In view of my previous Ethical Musings post about Rethinking Ash Wednesday, traditional Lenten practices of giving something up to demonstrate one’s true feelings of regret and penance for one’s sins or of taking on a new discipline to help one to sin less in the future by becoming a better Christian are outdated.
Instead, a more appropriate and spiritually helpful discipline is to commit to celebrating life daily, weekly, or at least once during Lent. This discipline is admittedly out of step with traditional ecclesiastical emphases on confessing one’s sins and penitence, e.g., many parishes will use (pp. 148-153, Book of Common Prayer) on Sundays during Lent. However, this discipline coheres with a twenty-first century understanding of Ash Wednesday and Lent.

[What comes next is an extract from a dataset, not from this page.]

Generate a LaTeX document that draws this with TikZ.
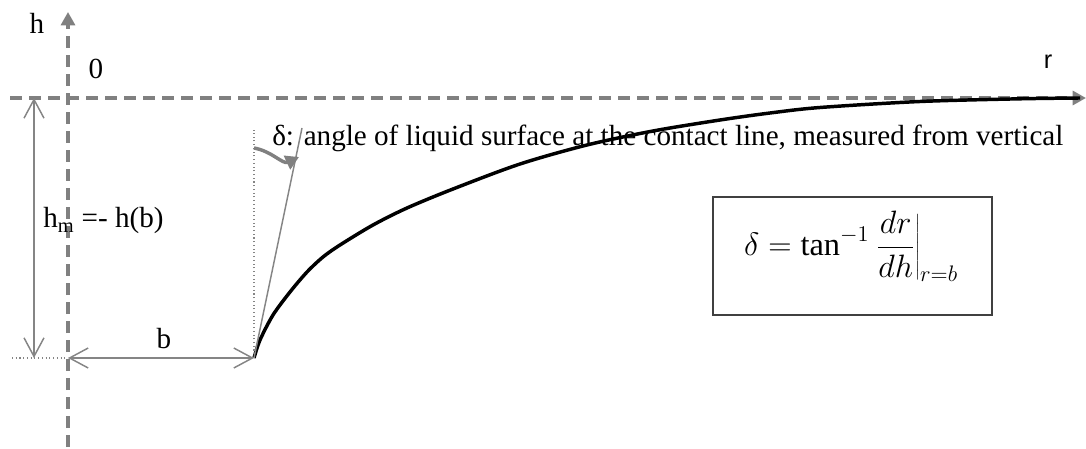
\documentclass[tikz,border=0pt]{standalone}
\usepackage{graphicx}
\usepackage{fontspec}
\setmainfont{Liberation Serif}
\newfontfamily\arialf{Liberation Sans}
\usetikzlibrary{arrows.meta}
\definecolor{axisgray}{HTML}{808080}
\definecolor{dimgray}{HTML}{858585}
\definecolor{boxgray}{HTML}{404040}
\begin{document}
\begin{tikzpicture}[x=0.75pt,y=-0.75pt,
  axisline/.style={draw=axisgray, line width=2.3pt, dash pattern=on 9pt off 5.25pt,
    -{Triangle[length=10pt,width=10.5pt,fill=axisgray]}},
  dimline/.style={draw=dimgray, line width=1.1pt,
    {Straight Barb[length=14pt,width=15pt]}-{Straight Barb[length=14pt,width=15pt]}},
  dotline/.style={draw=dimgray, line width=0.8pt, dotted},
  lbl/.style={font=\fontsize{21.85}{25}\selectfont, inner sep=0pt},
  curve/.style={draw=black, line width=2.6pt},
  tangentline/.style={draw=dimgray, line width=1.1pt},
  anglearrow/.style={draw=axisgray, line width=2.6pt,
    -{Triangle[length=10pt,width=11pt,fill=axisgray]}},
  formulabox/.style={draw=boxgray, line width=1pt, minimum width=209.25pt, minimum height=88.5pt, inner sep=0pt}
]
\useasboundingbox (0,0) rectangle (1086,449);

% coordinates
\coordinate (vbot) at (68,447);
\coordinate (vtop) at (68,12);
\coordinate (hleft) at (10,98);
\coordinate (hright) at (1086,98);
\coordinate (O) at (68,98);
\coordinate (dimtop) at (34,98);
\coordinate (dimbot) at (34,358);
\coordinate (baseleft) at (12,358);
\coordinate (axisbase) at (68,358);
\coordinate (contact) at (254,358);
\coordinate (vertTop) at (254,130);
\coordinate (tanTop) at (302,128);
\coordinate (arcStart) at (254,148);
\coordinate (arcEnd) at (299,157);

% axes
\draw[axisline] (vbot) -- (vtop);
\draw[axisline] (hleft) -- (hright);

% meniscus curve
\draw[curve] plot[smooth, tension=0.5] coordinates {
 (254,358) (260,340) (273,315) (290,292) (307,272) (323,257) (340,245)
 (373,225) (407,208) (453,189) (520,164) (587,145) (653,131) (720,120)
 (770,113) (820,107.5) (920,101.5) (1020,98.8) (1080,98)};

% dimension lines
\draw[dotline] (baseleft) -- (axisbase);
\draw[dimline] (dimtop) -- (dimbot);
\draw[dimline] (axisbase) -- (contact);

% tangent and vertical reference
\draw[dotline] (contact) -- (vertTop);
\draw[tangentline] (contact) -- (tanTop);
\draw[anglearrow] (arcStart) to[out=-10, in=205] (arcEnd);

% labels
\node[lbl] (hlab) at (37,23) {h};
\node[lbl] (zerolab) at (96,69) {0};
\node[font=\arialf\fontsize{19}{22}\selectfont, inner sep=0pt] (rlab) at (1048,62) {r};
\node[lbl, anchor=base west] (hmlab) at (43,228) {h\textsubscript{m} =- h(b)};
\node[lbl] (blab) at (164,339) {b};
\node[lbl, anchor=base west] (deltalab) at (272,146) {δ: angle of liquid surface at the contact line, measured from vertical};

% formula box
\node[formulabox] (box) at (852.5,256) {};
\node[inner sep=0pt, font=\fontsize{20.74}{25}\selectfont] (formula) at (851,246)
  {\scalebox{1.17}{$\displaystyle \delta = \tan^{-1}\left.\frac{dr}{dh}\right|_{r=b}$}};
\end{tikzpicture}
\end{document}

Celebrating life can take many different forms; one’s imagination is the primary limiter of what is possible. Options include arranging a feast or night of lodging in a hotel for a homeless person, an outsize generous gift for a person who works for minimum wages or less, and adding a work of art to the life of another or to one’s own life. These ideas are intended to prime the pump of your imagination.
We are dust and to dust we shall return. We therefore share in the glitter, the reflected glory of the creator, visible in all creation. Similarly, we are also inherently part of something far vaster than the self. So celebrate life, for in doing so we celebrate the gift of creation and the Creator!